The episode was originally titled 'Bob After Dark', but was later changed, making it the 2nd episode of the show to have a working title be changed, the first episode being Sexy Dance Fighting, which was originally titled "Capoeira."

Being an early episode, Mr. Fishoeder's eye patch is incorrectly colored as black, it is unknown whether this is a coloring error or an early decision that was later changed. This would be strange, though, as Burger War, which aired later but was produced before this episode, has his eye patch colored the correct white color.

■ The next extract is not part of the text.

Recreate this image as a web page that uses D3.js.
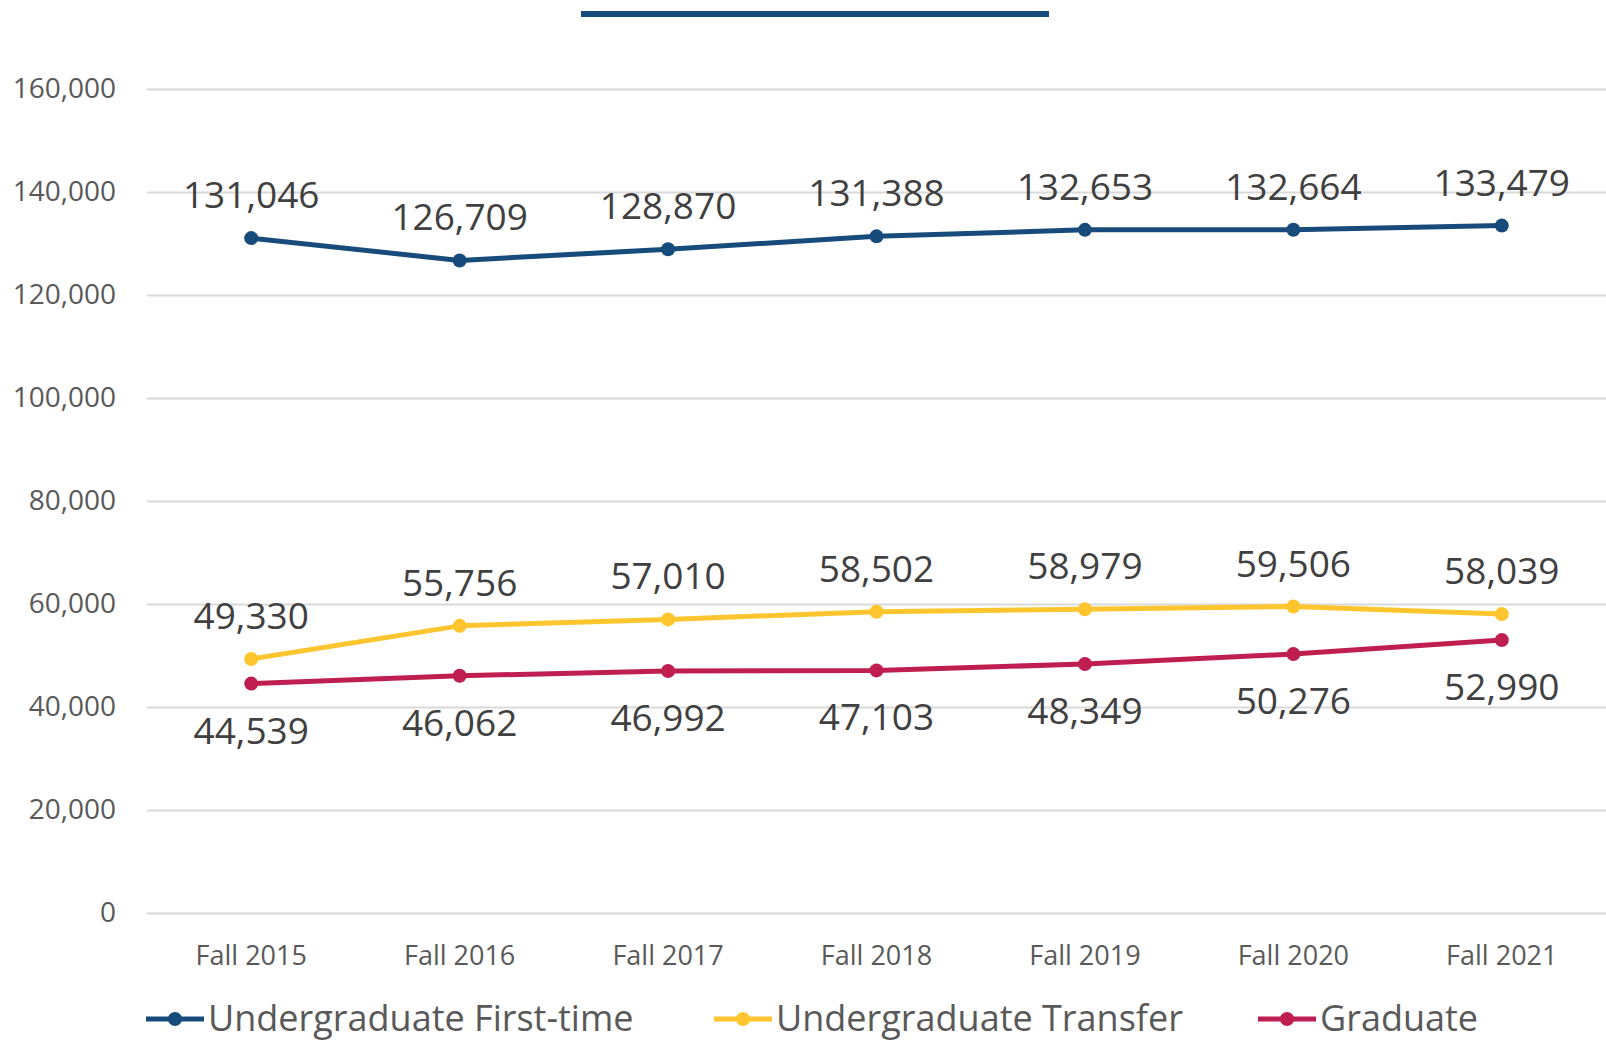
<!DOCTYPE html>
<html>
<head>
<meta charset="utf-8">
<script src="https://cdn.jsdelivr.net/npm/d3@7"></script>
<style>
  body { margin: 0; background: #fff; }
  svg { display: block; font-family: "Open Sans", "Noto Sans", sans-serif; }
</style>
</head>
<body>
<div id="chart"></div>
<script>
// Chart data
var terms = ["Fall 2015", "Fall 2016", "Fall 2017", "Fall 2018", "Fall 2019", "Fall 2020", "Fall 2021"];
var firstTime = [131046, 126709, 128870, 131388, 132653, 132664, 133479];
var transfer = [49330, 55756, 57010, 58502, 58979, 59506, 58039];
var graduate = [44539, 46062, 46992, 47103, 48349, 50276, 52990];
var yTicks = [0, 20000, 40000, 60000, 80000, 100000, 120000, 140000, 160000];
var seriesNames = ["Undergraduate First-time", "Undergraduate Transfer", "Graduate"];

var svgWidth = 1606;
var svgHeight = 1044;

var margin = { top: 89, right: 0, bottom: 131, left: 147 };
var width = svgWidth - margin.left - margin.right;
var height = svgHeight - margin.top - margin.bottom;

var svg = d3.select("#chart")
  .append("svg")
  .attr("width", svgWidth)
  .attr("height", svgHeight);

// title placeholder bar
svg.append("rect")
  .attr("x", 581).attr("y", 11)
  .attr("width", 468).attr("height", 6)
  .attr("fill", "#174b7b");

var chartGroup = svg.append("g")
  .attr("transform", `translate(${margin.left}, ${margin.top})`);

var xScale = d3.scaleBand()
  .domain(terms)
  .range([0, width]);

var yScale = d3.scaleLinear()
  .domain([0, 160000])
  .range([height, 0]);

// gridlines + y labels
var leftAxis = d3.axisLeft(yScale)
  .tickValues(yTicks)
  .tickSize(-width)
  .tickPadding(31)
  .tickFormat(d3.format(","));

var yAxis = chartGroup.append("g").call(leftAxis);
yAxis.select(".domain").remove();
yAxis.selectAll("line").attr("stroke", "#d9d9d9").attr("stroke-width", 2);
yAxis.selectAll("text")
  .attr("fill", "#595959")
  .attr("font-size", "28px")
  .attr("font-family", "'Open Sans', sans-serif");

// x labels
var bottomAxis = d3.axisBottom(xScale).tickSize(0).tickPadding(33);
var xAxis = chartGroup.append("g")
  .attr("transform", `translate(0, ${height})`)
  .call(bottomAxis);
xAxis.select(".domain").remove();
xAxis.selectAll("text")
  .attr("fill", "#595959")
  .attr("font-size", "27px")
  .attr("font-family", "'Open Sans', sans-serif");

var series = [
  { name: seriesNames[0], values: firstTime, color: "#174b7b", below: false },
  { name: seriesNames[1], values: transfer, color: "#fec52e", below: false },
  { name: seriesNames[2], values: graduate, color: "#bf1f50", below: true }
];

var cx = function(i) { return xScale(terms[i]) + xScale.bandwidth() / 2; };

var line = d3.line()
  .x((d, i) => cx(i))
  .y(d => yScale(d));

series.forEach(function(s) {
  chartGroup.append("path")
    .datum(s.values)
    .attr("fill", "none")
    .attr("stroke", s.color)
    .attr("stroke-width", 5)
    .attr("stroke-linejoin", "round")
    .attr("d", line);

  chartGroup.selectAll(null)
    .data(s.values)
    .enter()
    .append("circle")
    .attr("cx", (d, i) => cx(i))
    .attr("cy", d => yScale(d))
    .attr("r", 7)
    .attr("fill", s.color);

  chartGroup.selectAll(null)
    .data(s.values)
    .enter()
    .append("text")
    .text(d => d3.format(",")(d))
    .attr("x", (d, i) => cx(i))
    .attr("y", d => yScale(d) + (s.below ? 60 : -30))
    .attr("text-anchor", "middle")
    .attr("fill", "#404040")
    .attr("font-size", "37px");
});

// legend (kept just inside the bottom edge)
var legendX = [146, 714, 1258];
var legend = svg.append("g");
series.forEach(function(s, i) {
  var g = legend.append("g").attr("transform", `translate(${legendX[i]}, 1019)`);
  g.append("line")
    .attr("x1", 0).attr("x2", 58)
    .attr("stroke", s.color)
    .attr("stroke-width", 5);
  g.append("circle")
    .attr("cx", 29).attr("r", 7)
    .attr("fill", s.color);
  g.append("text")
    .text(s.name)
    .attr("x", 62)
    .attr("y", 12)
    .attr("fill", "#595959")
    .attr("font-size", "36px");
});
</script>
</body>
</html>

The song "Lifting Up the Skirt of the Night" was written and performed by John Roberts, with series creator Loren Bouchard singing backing vocals

The episode was made as the first seasons 9th episode in production order, but aired as the 6th episode in broadcasting order on Fox.

==Reception==
In its original American broadcasting, "Sheesh! Cab, Bob?" was viewed by an estimated 4.91 million viewers and received a 2.7 rating/4% share among adults between the ages of 18 and 49, an improvement from last episode and became the highest rated episode of the season to be aired after the first two episodes.

Rowan Kaiser of The A.V. Club gave the episode an A−, saying "As funny as the episode is, it's also genuinely sweet by the end, with Bob and Tina bonding over how much work he's done. Of course, that just makes his drunken bender with sex workers that much funnier, as well as Louise acting as Tina's kissing coordinator and sending her to boot camp."

Lillian Brown of Vulture called the episode one of the 20 essential Bob's Burgers episodes in 2022.